* _Exercise objective_: From the listing that follows, output everything exactly except the pictures.

* _Available data_:
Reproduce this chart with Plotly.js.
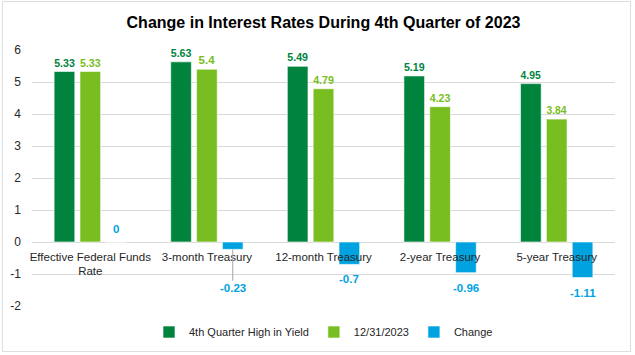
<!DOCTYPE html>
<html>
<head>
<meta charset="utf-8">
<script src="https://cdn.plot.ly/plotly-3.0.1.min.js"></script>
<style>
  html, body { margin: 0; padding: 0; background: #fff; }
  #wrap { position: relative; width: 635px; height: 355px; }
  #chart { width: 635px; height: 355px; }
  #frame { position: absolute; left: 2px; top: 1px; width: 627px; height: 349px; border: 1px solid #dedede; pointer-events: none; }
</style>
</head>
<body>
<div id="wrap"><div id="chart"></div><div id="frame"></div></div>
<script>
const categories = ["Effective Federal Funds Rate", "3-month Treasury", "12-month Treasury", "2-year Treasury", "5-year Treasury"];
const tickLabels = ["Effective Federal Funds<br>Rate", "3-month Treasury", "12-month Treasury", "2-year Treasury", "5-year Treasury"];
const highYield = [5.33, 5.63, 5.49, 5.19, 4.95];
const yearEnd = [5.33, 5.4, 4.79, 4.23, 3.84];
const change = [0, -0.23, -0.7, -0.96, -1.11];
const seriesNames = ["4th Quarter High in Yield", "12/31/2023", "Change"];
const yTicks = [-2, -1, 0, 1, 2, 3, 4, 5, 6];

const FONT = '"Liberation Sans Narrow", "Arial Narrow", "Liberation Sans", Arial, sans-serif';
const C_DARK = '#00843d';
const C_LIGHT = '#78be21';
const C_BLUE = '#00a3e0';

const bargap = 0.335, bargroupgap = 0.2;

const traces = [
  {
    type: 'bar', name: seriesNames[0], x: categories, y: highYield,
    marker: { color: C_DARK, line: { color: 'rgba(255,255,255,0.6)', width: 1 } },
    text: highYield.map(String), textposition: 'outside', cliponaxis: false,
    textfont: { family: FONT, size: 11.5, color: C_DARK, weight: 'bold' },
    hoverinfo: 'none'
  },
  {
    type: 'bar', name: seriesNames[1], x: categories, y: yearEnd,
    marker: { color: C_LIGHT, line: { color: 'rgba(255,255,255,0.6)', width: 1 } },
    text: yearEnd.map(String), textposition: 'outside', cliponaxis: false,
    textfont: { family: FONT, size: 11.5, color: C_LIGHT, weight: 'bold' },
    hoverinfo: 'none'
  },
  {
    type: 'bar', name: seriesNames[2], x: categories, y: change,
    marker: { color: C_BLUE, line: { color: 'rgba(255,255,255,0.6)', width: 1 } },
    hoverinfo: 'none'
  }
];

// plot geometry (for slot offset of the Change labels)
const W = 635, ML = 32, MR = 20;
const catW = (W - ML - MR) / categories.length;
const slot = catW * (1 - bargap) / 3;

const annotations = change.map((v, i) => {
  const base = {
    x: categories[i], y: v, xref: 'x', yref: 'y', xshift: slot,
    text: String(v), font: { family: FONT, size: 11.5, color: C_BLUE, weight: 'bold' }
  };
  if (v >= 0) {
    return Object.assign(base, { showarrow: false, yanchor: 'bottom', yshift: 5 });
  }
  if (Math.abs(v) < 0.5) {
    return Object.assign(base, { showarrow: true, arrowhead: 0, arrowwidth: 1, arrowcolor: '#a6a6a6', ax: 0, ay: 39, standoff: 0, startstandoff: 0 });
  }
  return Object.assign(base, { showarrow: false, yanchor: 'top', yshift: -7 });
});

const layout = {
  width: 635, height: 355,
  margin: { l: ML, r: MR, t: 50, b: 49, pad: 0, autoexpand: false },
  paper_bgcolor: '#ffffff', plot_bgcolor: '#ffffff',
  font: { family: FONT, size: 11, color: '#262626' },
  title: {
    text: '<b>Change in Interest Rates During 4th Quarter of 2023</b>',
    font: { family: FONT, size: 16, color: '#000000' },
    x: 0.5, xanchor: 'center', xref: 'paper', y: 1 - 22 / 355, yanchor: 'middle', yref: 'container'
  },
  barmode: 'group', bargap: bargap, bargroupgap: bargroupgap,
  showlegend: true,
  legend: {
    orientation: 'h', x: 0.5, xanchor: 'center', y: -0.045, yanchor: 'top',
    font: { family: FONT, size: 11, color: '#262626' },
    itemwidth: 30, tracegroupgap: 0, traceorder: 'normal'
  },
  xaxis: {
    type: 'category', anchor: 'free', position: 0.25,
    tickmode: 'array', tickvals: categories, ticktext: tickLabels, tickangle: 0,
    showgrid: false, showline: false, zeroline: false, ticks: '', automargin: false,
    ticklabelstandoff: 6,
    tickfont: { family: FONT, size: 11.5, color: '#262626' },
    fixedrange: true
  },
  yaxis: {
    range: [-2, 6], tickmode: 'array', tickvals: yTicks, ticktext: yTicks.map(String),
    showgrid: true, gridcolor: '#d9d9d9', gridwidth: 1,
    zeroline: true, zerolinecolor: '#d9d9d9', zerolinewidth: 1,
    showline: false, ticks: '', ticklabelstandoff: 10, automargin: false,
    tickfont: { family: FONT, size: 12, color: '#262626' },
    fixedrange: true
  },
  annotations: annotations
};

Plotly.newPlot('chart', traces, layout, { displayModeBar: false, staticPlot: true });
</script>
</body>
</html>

* _Completed task_:
Reproduce this chart with Plotly.js.
<!DOCTYPE html>
<html>
<head>
<meta charset="utf-8">
<script src="https://cdn.plot.ly/plotly-3.0.1.min.js"></script>
<style>
  html, body { margin: 0; padding: 0; background: #fff; }
  #wrap { position: relative; width: 635px; height: 355px; }
  #chart { width: 635px; height: 355px; }
  #frame { position: absolute; left: 2px; top: 1px; width: 627px; height: 349px; border: 1px solid #dedede; pointer-events: none; }
</style>
</head>
<body>
<div id="wrap"><div id="chart"></div><div id="frame"></div></div>
<script>
const categories = ["Effective Federal Funds Rate", "3-month Treasury", "12-month Treasury", "2-year Treasury", "5-year Treasury"];
const tickLabels = ["Effective Federal Funds<br>Rate", "3-month Treasury", "12-month Treasury", "2-year Treasury", "5-year Treasury"];
const highYield = [5.33, 5.63, 5.49, 5.19, 4.95];
const yearEnd = [5.33, 5.4, 4.79, 4.23, 3.84];
const change = [0, -0.23, -0.7, -0.96, -1.11];
const seriesNames = ["4th Quarter High in Yield", "12/31/2023", "Change"];
const yTicks = [-2, -1, 0, 1, 2, 3, 4, 5, 6];

const FONT = '"Liberation Sans Narrow", "Arial Narrow", "Liberation Sans", Arial, sans-serif';
const C_DARK = '#00843d';
const C_LIGHT = '#78be21';
const C_BLUE = '#00a3e0';

const bargap = 0.335, bargroupgap = 0.2;

const traces = [
  {
    type: 'bar', name: seriesNames[0], x: categories, y: highYield,
    marker: { color: C_DARK, line: { color: 'rgba(255,255,255,0.6)', width: 1 } },
    text: highYield.map(String), textposition: 'outside', cliponaxis: false,
    textfont: { family: FONT, size: 11.5, color: C_DARK, weight: 'bold' },
    hoverinfo: 'none'
  },
  {
    type: 'bar', name: seriesNames[1], x: categories, y: yearEnd,
    marker: { color: C_LIGHT, line: { color: 'rgba(255,255,255,0.6)', width: 1 } },
    text: yearEnd.map(String), textposition: 'outside', cliponaxis: false,
    textfont: { family: FONT, size: 11.5, color: C_LIGHT, weight: 'bold' },
    hoverinfo: 'none'
  },
  {
    type: 'bar', name: seriesNames[2], x: categories, y: change,
    marker: { color: C_BLUE, line: { color: 'rgba(255,255,255,0.6)', width: 1 } },
    hoverinfo: 'none'
  }
];

// plot geometry (for slot offset of the Change labels)
const W = 635, ML = 32, MR = 20;
const catW = (W - ML - MR) / categories.length;
const slot = catW * (1 - bargap) / 3;

const annotations = change.map((v, i) => {
  const base = {
    x: categories[i], y: v, xref: 'x', yref: 'y', xshift: slot,
    text: String(v), font: { family: FONT, size: 11.5, color: C_BLUE, weight: 'bold' }
  };
  if (v >= 0) {
    return Object.assign(base, { showarrow: false, yanchor: 'bottom', yshift: 5 });
  }
  if (Math.abs(v) < 0.5) {
    return Object.assign(base, { showarrow: true, arrowhead: 0, arrowwidth: 1, arrowcolor: '#a6a6a6', ax: 0, ay: 39, standoff: 0, startstandoff: 0 });
  }
  return Object.assign(base, { showarrow: false, yanchor: 'top', yshift: -7 });
});

const layout = {
  width: 635, height: 355,
  margin: { l: ML, r: MR, t: 50, b: 49, pad: 0, autoexpand: false },
  paper_bgcolor: '#ffffff', plot_bgcolor: '#ffffff',
  font: { family: FONT, size: 11, color: '#262626' },
  title: {
    text: '<b>Change in Interest Rates During 4th Quarter of 2023</b>',
    font: { family: FONT, size: 16, color: '#000000' },
    x: 0.5, xanchor: 'center', xref: 'paper', y: 1 - 22 / 355, yanchor: 'middle', yref: 'container'
  },
  barmode: 'group', bargap: bargap, bargroupgap: bargroupgap,
  showlegend: true,
  legend: {
    orientation: 'h', x: 0.5, xanchor: 'center', y: -0.045, yanchor: 'top',
    font: { family: FONT, size: 11, color: '#262626' },
    itemwidth: 30, tracegroupgap: 0, traceorder: 'normal'
  },
  xaxis: {
    type: 'category', anchor: 'free', position: 0.25,
    tickmode: 'array', tickvals: categories, ticktext: tickLabels, tickangle: 0,
    showgrid: false, showline: false, zeroline: false, ticks: '', automargin: false,
    ticklabelstandoff: 6,
    tickfont: { family: FONT, size: 11.5, color: '#262626' },
    fixedrange: true
  },
  yaxis: {
    range: [-2, 6], tickmode: 'array', tickvals: yTicks, ticktext: yTicks.map(String),
    showgrid: true, gridcolor: '#d9d9d9', gridwidth: 1,
    zeroline: true, zerolinecolor: '#d9d9d9', zerolinewidth: 1,
    showline: false, ticks: '', ticklabelstandoff: 10, automargin: false,
    tickfont: { family: FONT, size: 12, color: '#262626' },
    fixedrange: true
  },
  annotations: annotations
};

Plotly.newPlot('chart', traces, layout, { displayModeBar: false, staticPlot: true });
</script>
</body>
</html>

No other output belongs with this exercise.